Mounting cifs version 1.33 (current development tree of cifs) to current
Samba 3 (loopback on same host, to eliminate most network adapter
effects) showed about a tenfold improvement over older cifs -

Running dbench version with 20 processes (mainline kernel 2.6.12-pre)
a) local jfs mount (as a sanity check) gets about 30MB/sec
b) current cifs development tree version (version 1.33) to Samba server
on same box = 2.8MB/sec
(dbench starts faster, but memory presumably gets fragmented, and it
slows down to about 2.8MB steady state)
c) cifs from six months ago (version 1.26) = 0.27MB/sec
(it starts about 15% slower than current cifs then slows
way down presumably as memory gets fragmented)

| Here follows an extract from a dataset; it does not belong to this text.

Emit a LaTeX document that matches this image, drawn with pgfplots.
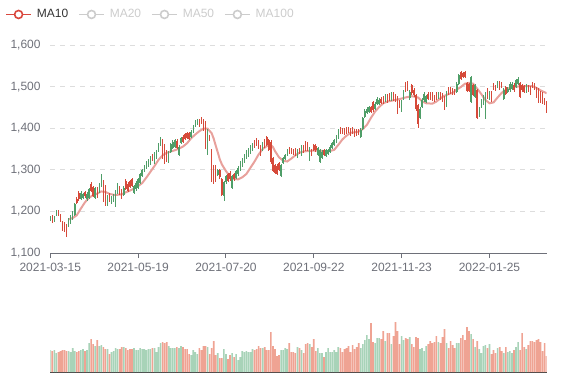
\documentclass[border=0pt]{standalone}
\usepackage{pgfplots}
\pgfplotsset{compat=1.18}
\usepackage{pgfplotstable}
\usepackage{fontspec}
\setmainfont{Liberation Sans}
\definecolor{upG}{HTML}{4F9E68}
\definecolor{dnR}{HTML}{D64A3A}
\definecolor{volG}{HTML}{A8D3B8}
\definecolor{volR}{HTML}{EFA393}
\definecolor{maC}{HTML}{E8A19C}
\definecolor{legR}{HTML}{D9473D}
\definecolor{axisC}{HTML}{6E7079}
\definecolor{gridC}{HTML}{DDDDDD}
\definecolor{txtC}{HTML}{333333}
\definecolor{offC}{HTML}{CCCCCC}
\definecolor{volAx}{HTML}{444444}

% candle pieces as filled rectangles; \candlelen is a length in pt
\pgfdeclareplotmark{candlebody}{%
  \pgfpathrectangle{\pgfpoint{-0.55pt}{0pt}}{\pgfpoint{1.1pt}{\candlelen pt}}%
  \pgfusepathqfill}
\pgfdeclareplotmark{candlewick}{%
  \pgfpathrectangle{\pgfpoint{-0.28pt}{0pt}}{\pgfpoint{0.56pt}{\candlelen pt}}%
  \pgfusepathqfill}

% rising days (close above open)
\pgfplotstableread{
i o h l c v
0 1179 1188 1176 1185 22
2 1178 1189 1175 1186 22
3 1193 1204 1190 1201 19
9 1166 1185 1163 1182 21
10 1172 1192 1169 1189 20
11 1182 1200 1179 1197 24
12 1191 1220 1188 1217 21
15 1231 1248 1228 1245 22
16 1232 1245 1229 1242 23
18 1229 1246 1226 1243 22
19 1233 1256 1230 1253 29
22 1232 1259 1229 1256 26
24 1247 1268 1244 1265 26
25 1261 1289 1258 1286 27
28 1217 1240 1214 1237 23
30 1220 1236 1217 1233 20
31 1225 1242 1222 1239 21
32 1213 1252 1210 1249 24
33 1245 1268 1242 1265 23
36 1239 1260 1236 1257 25
41 1245 1264 1242 1261 24
42 1253 1272 1250 1269 22
43 1257 1280 1254 1277 22
44 1269 1292 1266 1289 24
45 1285 1302 1282 1299 23
46 1297 1311 1294 1308 23
47 1305 1321 1302 1318 22
48 1309 1327 1306 1324 23
49 1314 1333 1311 1330 23
51 1318 1343 1315 1340 24
52 1330 1348 1327 1345 20
53 1345 1365 1342 1362 25
54 1360 1378 1357 1375 29
58 1320 1345 1317 1342 26
59 1344 1365 1341 1362 24
60 1352 1371 1349 1368 24
61 1356 1375 1353 1372 24
63 1336 1359 1333 1356 24
64 1364 1379 1361 1376 26
69 1380 1395 1377 1392 17
70 1391 1408 1388 1405 22
71 1406 1419 1403 1416 20
72 1410 1423 1407 1420 18
77 1340 1399 1336 1396 25
82 1288 1303 1285 1300 19
85 1238 1273 1225 1270 23
86 1270 1288 1267 1285 18
89 1257 1288 1254 1285 19
91 1281 1300 1278 1297 18
92 1289 1308 1286 1305 12
93 1301 1320 1298 1317 15
94 1309 1329 1306 1326 21
95 1320 1339 1317 1336 20
96 1328 1347 1325 1344 21
97 1334 1353 1331 1350 20
98 1340 1359 1337 1356 20
99 1348 1365 1345 1362 23
104 1348 1367 1345 1364 24
113 1286 1315 1283 1312 22
114 1316 1331 1313 1328 22
115 1326 1339 1323 1336 24
116 1336 1351 1333 1348 23
121 1332 1351 1329 1348 25
123 1336 1359 1333 1356 22
127 1326 1355 1322 1352 28
131 1336 1355 1333 1352 24
132 1318 1351 1316 1348 19
133 1328 1347 1325 1344 19
135 1334 1350 1331 1347 20
136 1339 1351 1336 1348 24
137 1344 1359 1341 1356 20
138 1352 1367 1349 1364 20
139 1360 1375 1357 1372 22
140 1368 1383 1365 1380 20
141 1378 1397 1375 1394 25
152 1380 1400 1376 1396 24
153 1398 1427 1395 1424 28
154 1428 1445 1425 1442 32
155 1436 1450 1433 1447 37
156 1440 1454 1437 1451 33
159 1447 1462 1444 1459 29
160 1459 1474 1456 1471 34
161 1458 1472 1455 1469 34
164 1467 1482 1464 1479 31
167 1469 1486 1466 1483 28
172 1441 1469 1438 1466 36
173 1470 1493 1467 1490 32
176 1472 1491 1469 1488 35
181 1425 1450 1422 1447 23
182 1451 1472 1448 1469 24
183 1467 1486 1464 1483 21
184 1463 1480 1460 1477 26
190 1473 1486 1470 1483 30
194 1455 1490 1452 1487 29
199 1487 1510 1484 1507 29
200 1507 1530 1504 1527 29
206 1463 1526 1460 1523 38
208 1476 1506 1473 1503 25
210 1431 1450 1428 1447 23
211 1451 1470 1448 1467 19
212 1459 1480 1456 1477 26
213 1424 1486 1421 1483 27
215 1471 1490 1468 1487 28
219 1499 1514 1496 1511 24
222 1471 1496 1468 1493 19
224 1487 1498 1484 1495 20
225 1491 1510 1488 1507 21
226 1495 1510 1492 1507 19
228 1499 1518 1496 1515 25
229 1507 1522 1504 1519 30
233 1487 1506 1484 1503 23
}\upT

% falling days (close below open)
\pgfplotstableread{
i o h l c v
1 1188 1191 1171 1174 21
4 1200 1203 1188 1191 20
5 1191 1194 1175 1178 21
6 1175 1178 1153 1156 22
7 1171 1174 1151 1154 22
8 1167 1170 1138 1145 21
13 1231 1234 1218 1221 20
14 1245 1248 1226 1229 21
17 1247 1250 1233 1236 21
20 1267 1270 1246 1249 33
21 1259 1262 1234 1237 28
23 1255 1258 1233 1236 32
26 1273 1276 1222 1225 25
27 1261 1264 1214 1217 23
29 1242 1245 1222 1225 18
34 1259 1262 1240 1243 23
35 1251 1254 1230 1233 25
37 1274 1277 1252 1255 24
38 1267 1270 1246 1249 22
39 1273 1276 1256 1259 23
40 1277 1280 1258 1261 23
50 1336 1339 1320 1323 24
55 1372 1375 1327 1330 30
56 1360 1363 1315 1318 29
57 1345 1348 1319 1322 30
62 1370 1373 1349 1352 25
65 1380 1383 1365 1368 25
66 1386 1389 1371 1374 23
67 1388 1391 1373 1376 23
68 1388 1391 1371 1374 18
73 1418 1421 1404 1407 24
74 1423 1426 1409 1412 22
75 1420 1423 1393 1396 26
76 1410 1418 1350 1356 26
78 1380 1383 1369 1372 18
79 1348 1351 1270 1275 24
80 1308 1311 1267 1270 31
81 1308 1311 1270 1273 17
83 1300 1303 1279 1282 14
84 1277 1280 1237 1240 14
87 1289 1292 1270 1273 13
88 1293 1296 1274 1277 17
90 1289 1292 1274 1277 15
100 1368 1371 1353 1356 22
101 1374 1377 1357 1360 23
102 1368 1371 1349 1352 26
103 1356 1359 1333 1336 24
105 1372 1375 1353 1356 25
106 1378 1381 1357 1360 22
107 1372 1375 1345 1348 22
108 1368 1371 1315 1318 40
109 1328 1331 1294 1297 26
110 1312 1315 1290 1293 23
111 1310 1313 1288 1291 16
112 1316 1319 1296 1299 17
117 1352 1355 1337 1340 29
118 1350 1353 1337 1340 20
119 1348 1351 1336 1339 20
120 1350 1353 1333 1336 19
122 1350 1353 1337 1340 24
124 1356 1359 1341 1344 19
125 1366 1369 1345 1348 28
126 1363 1366 1345 1348 29
128 1348 1351 1333 1336 25
129 1360 1363 1345 1348 33
130 1358 1361 1344 1347 21
134 1348 1351 1333 1336 15
142 1400 1403 1385 1388 24
143 1398 1401 1385 1388 20
144 1398 1401 1383 1386 23
145 1400 1403 1385 1388 24
146 1401 1404 1389 1392 26
147 1398 1401 1381 1384 20
148 1401 1404 1385 1388 27
149 1396 1399 1379 1382 23
150 1396 1399 1381 1384 25
151 1396 1399 1383 1386 29
157 1451 1454 1437 1440 49
158 1462 1465 1440 1443 30
162 1471 1474 1457 1460 33
163 1474 1477 1458 1461 41
165 1479 1482 1460 1463 39
166 1482 1485 1466 1469 39
168 1483 1486 1466 1469 36
169 1479 1482 1464 1467 50
170 1475 1478 1434 1438 41
171 1466 1469 1449 1452 28
174 1509 1512 1487 1490 34
175 1511 1514 1489 1492 33
177 1503 1506 1481 1484 28
178 1493 1496 1476 1479 25
179 1479 1482 1442 1445 35
180 1455 1458 1400 1410 34
185 1483 1486 1468 1471 28
186 1483 1486 1468 1471 31
187 1483 1486 1466 1469 29
188 1477 1480 1464 1467 30
189 1483 1486 1468 1471 36
191 1483 1486 1468 1471 29
192 1481 1484 1464 1467 35
193 1475 1478 1444 1447 43
195 1495 1498 1480 1483 24
196 1495 1498 1482 1485 31
197 1493 1496 1480 1483 27
198 1491 1494 1480 1483 24
201 1535 1538 1516 1519 34
202 1532 1535 1520 1523 37
203 1535 1538 1521 1524 32
204 1509 1512 1487 1490 45
205 1506 1509 1487 1490 41
207 1503 1506 1477 1480 33
209 1491 1494 1421 1424 31
214 1493 1496 1471 1474 24
216 1487 1490 1464 1467 18
217 1505 1508 1492 1495 22
218 1501 1504 1490 1493 19
220 1511 1514 1492 1495 25
221 1509 1512 1496 1499 21
223 1499 1502 1480 1483 25
227 1505 1508 1488 1491 22
230 1509 1512 1472 1475 22
231 1503 1506 1488 1491 39
232 1501 1504 1484 1487 25
234 1501 1504 1488 1491 27
235 1499 1502 1480 1483 31
236 1507 1510 1496 1499 31
237 1505 1508 1492 1495 30
238 1495 1498 1472 1475 32
239 1493 1496 1460 1463 33
240 1487 1490 1460 1463 30
241 1483 1486 1458 1461 21
242 1470 1473 1455 1458 29
243 1463 1466 1437 1440 16
}\dnT

\pgfplotstableread{
i ma
9 1181
11 1184
13 1191
15 1207
17 1222
19 1233
21 1239
23 1243
25 1248
27 1247
29 1242
31 1240
33 1240
35 1241
37 1246
39 1250
41 1255
43 1261
45 1268
47 1281
49 1295
51 1309
53 1324
55 1335
57 1341
59 1344
61 1347
63 1351
65 1356
67 1364
69 1376
71 1385
73 1393
75 1399
77 1399
79 1388
80 1375
81 1358
82 1342
83 1325
84 1313
86 1297
88 1284
90 1278
92 1277
94 1282
96 1290
98 1305
100 1320
102 1337
104 1350
106 1357
108 1359
109 1355
110 1345
112 1330
114 1322
116 1320
118 1327
120 1335
122 1341
124 1344
128 1346
132 1346
136 1344
139 1348
141 1360
143 1373
145 1382
147 1389
149 1390
151 1392
153 1398
155 1408
157 1425
159 1440
161 1451
163 1460
165 1464
168 1467
171 1470
174 1474
177 1477
180 1474
182 1465
184 1460
187 1459
189 1464
191 1472
193 1478
195 1482
197 1485
199 1493
201 1499
203 1507
205 1509
207 1507
209 1495
211 1482
213 1468
215 1460
217 1462
219 1474
221 1485
223 1493
225 1497
228 1500
232 1501
236 1501
238 1497
240 1491
243 1484
}\matable

\begin{document}
\begin{tikzpicture}
\useasboundingbox (0,0) rectangle (432.75pt,285pt);
\begin{axis}[
  at={(37.7pt,95.25pt)}, anchor=south west,
  scale only axis, width=372.3pt, height=156pt,
  xmin=0, xmax=243, ymin=1100, ymax=1600,
  axis lines*=left,
  x axis line style={draw=axisC, line width=0.75pt},
  y axis line style={draw=none},
  xtick={0,43,86,129,172,215},
  xticklabels={2021-03-15,2021-05-19,2021-07-20,2021-09-22,2021-11-23,2022-01-25},
  xtick style={draw=axisC, line width=0.75pt},
  tick align=outside, major tick length=3.75pt,
  ytick={1100,1200,1300,1400,1500,1600}, ytick style={draw=none},
  ymajorgrids, grid style={gridC, dash pattern=on 3.75pt off 3.75pt, line width=0.75pt},
  tick label style={font=\fontsize{9}{10}\selectfont, text=axisC},
  /pgf/number format/1000 sep={,},
  /pgf/number format/assume math mode=true,
  legend columns=4,
  legend image code/.code={\draw[#1, line width=1.2pt] (0pt,0pt) -- (18.75pt,0pt); \draw[#1, line width=1.2pt, fill=white] (9.375pt,0pt) circle (3pt);},
  legend style={at={(0,1)}, anchor=west, xshift=-33.95pt, yshift=22.9pt, draw=none, fill=none, inner sep=0pt,
    font=\fontsize{9}{10}\selectfont, nodes={inner sep=0pt},
    /tikz/every odd column/.append style={column sep=3.75pt},
    /tikz/every even column/.append style={column sep=7.5pt}},
]
\addlegendimage{legR}
\addlegendentry[text=txtC]{MA10}
\addlegendimage{offC}
\addlegendentry[text=offC]{MA20}
\addlegendimage{offC}
\addlegendentry[text=offC]{MA50}
\addlegendimage{offC}
\addlegendentry[text=offC]{MA100}
% wicks (low to high), 0.312pt per price unit
\addplot[forget plot, only marks, mark=candlewick, mark options={draw=none, fill=upG},
  visualization depends on={0.312*(\thisrow{h}-\thisrow{l}) \as \candlelen}]
  table[x=i, y=l] {\upT};
\addplot[forget plot, only marks, mark=candlewick, mark options={draw=none, fill=dnR},
  visualization depends on={0.312*(\thisrow{h}-\thisrow{l}) \as \candlelen}]
  table[x=i, y=l] {\dnT};
% bodies (open to close)
\addplot[forget plot, only marks, mark=candlebody, mark options={draw=none, fill=upG},
  visualization depends on={0.312*(\thisrow{c}-\thisrow{o}) \as \candlelen}]
  table[x=i, y=o] {\upT};
\addplot[forget plot, only marks, mark=candlebody, mark options={draw=none, fill=dnR},
  visualization depends on={0.312*(\thisrow{c}-\thisrow{o}) \as \candlelen}]
  table[x=i, y=o] {\dnT};
% MA10
\addplot[forget plot, maC, line width=1.5pt, mark=none] table[x=i, y=ma] {\matable};
\end{axis}
\begin{axis}[
  at={(37.7pt,6pt)}, anchor=south west,
  scale only axis, width=372.3pt, height=56.25pt,
  xmin=0, xmax=243, ymin=0, ymax=75,
  axis lines*=left,
  x axis line style={draw=volAx, line width=0.75pt},
  y axis line style={draw=none},
  xtick=\empty, ytick=\empty,
]
\addplot[ybar, bar width=0.8, bar shift=0pt, draw=none, fill=volG] table[x=i, y=v] {\upT};
\addplot[ybar, bar width=0.8, bar shift=0pt, draw=none, fill=volR] table[x=i, y=v] {\dnT};
\end{axis}
\end{tikzpicture}
\end{document}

This is big progress - 10x improvement and since dbench is heavily write
oriented I should have plenty of room to double the cifs performance
again (with the recent async readahead and writebehind patches still to
evaluate, and writev support still to add and a double copy in the read
path), even without having to optimize the Samba server side. Obviosly
this is going to be slower over the network than local due to
duplication of inodes/caching and network & samba server delays - but I
would like to get within a factor of 3 of local performance under this
stress write case. I also need to measure the NFSv3
performance over loopback to local nfsd server to see how
that compares with dbench on this test system.